Quantum optimisation shows initial promise for resilient freight delivery

Efficient and dynamic rescheduling following shipment cancellations is paramount for maintaining the resilience and profitability of electric freight networks, and this work offers a promising, albeit preliminary, step towards achieving that goal. While demonstrably improving shipment delivery performance, the benefits of the hybrid quantum-classical workflow are currently confined to “specific instances” as outlined in the research, leaving open the question of its broader applicability and generalisability. The research acknowledges a current lack of detailed information regarding the precise range of scenarios where these gains consistently hold, raising legitimate concerns about performance in more complex, dynamic, or unpredictable logistical environments. Factors such as real-time traffic conditions, unexpected road closures, and fluctuating demand patterns could all impact the effectiveness of the algorithm. Nevertheless, this work represents a valuable proof of concept for integrating quantum computing into real-world freight optimisation, demonstrating the potential for quantum algorithms to address complex logistical challenges, despite the current limitations to specific logistical scenarios.

Iterative-QAOA proved particularly effective as a ‘warm-start’ for classical solvers. This means that the approximate solution generated by the quantum algorithm is used as an initial starting point for a classical optimisation algorithm, allowing it to converge more quickly and efficiently. This hybrid approach leverages the strengths of both quantum and classical computing, combining the quantum algorithm’s ability to explore a large solution space with the classical algorithm’s ability to refine and optimise solutions. By considering interactions between different vehicle schedules, the framework improves overall fleet efficiency and reduces the impact of shipment cancellations. The potential for further refinement of the Iterative-QAOA algorithm, coupled with advancements in quantum hardware, could lead to even more significant improvements in logistical performance. Future research will likely focus on expanding the scope of the framework to encompass a wider range of logistical constraints and scenarios, as well as exploring the use of more advanced quantum algorithms and hardware architectures.

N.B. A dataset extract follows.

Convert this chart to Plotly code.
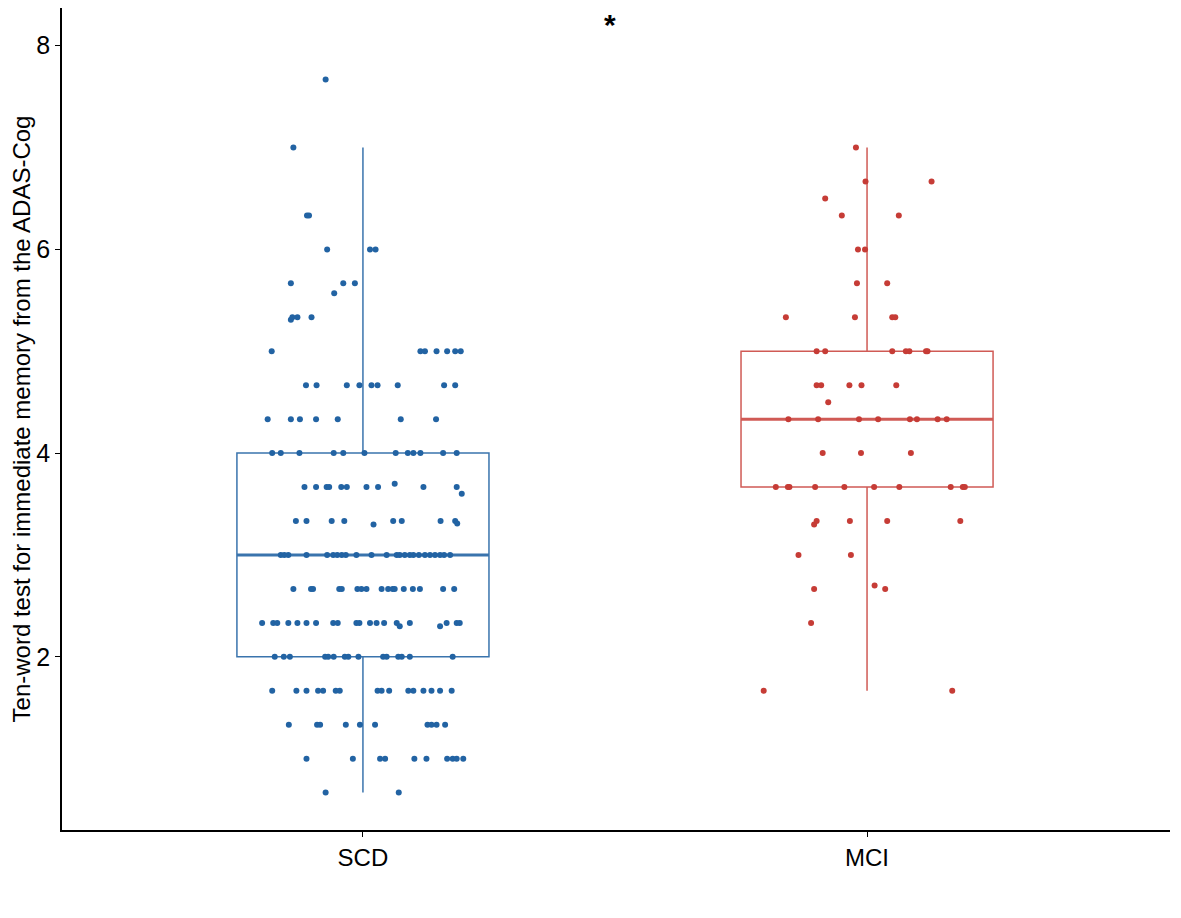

The research demonstrated that a quantum optimisation framework, utilising Iterative-QAOA on up to 130 qubits, can improve electric freight logistics. When used as a warm-start for existing classical solvers, the hybrid approach achieved up to a 12% increase in shipments delivered and a 6% reduction in total drive distance per shipment in specific instances. This suggests that quantum computing can offer compatibility-aware assignments that enhance fleet efficiency and mitigate the impact of shipment cancellations. The authors intend to expand the framework to include a wider range of logistical constraints and scenarios in future work.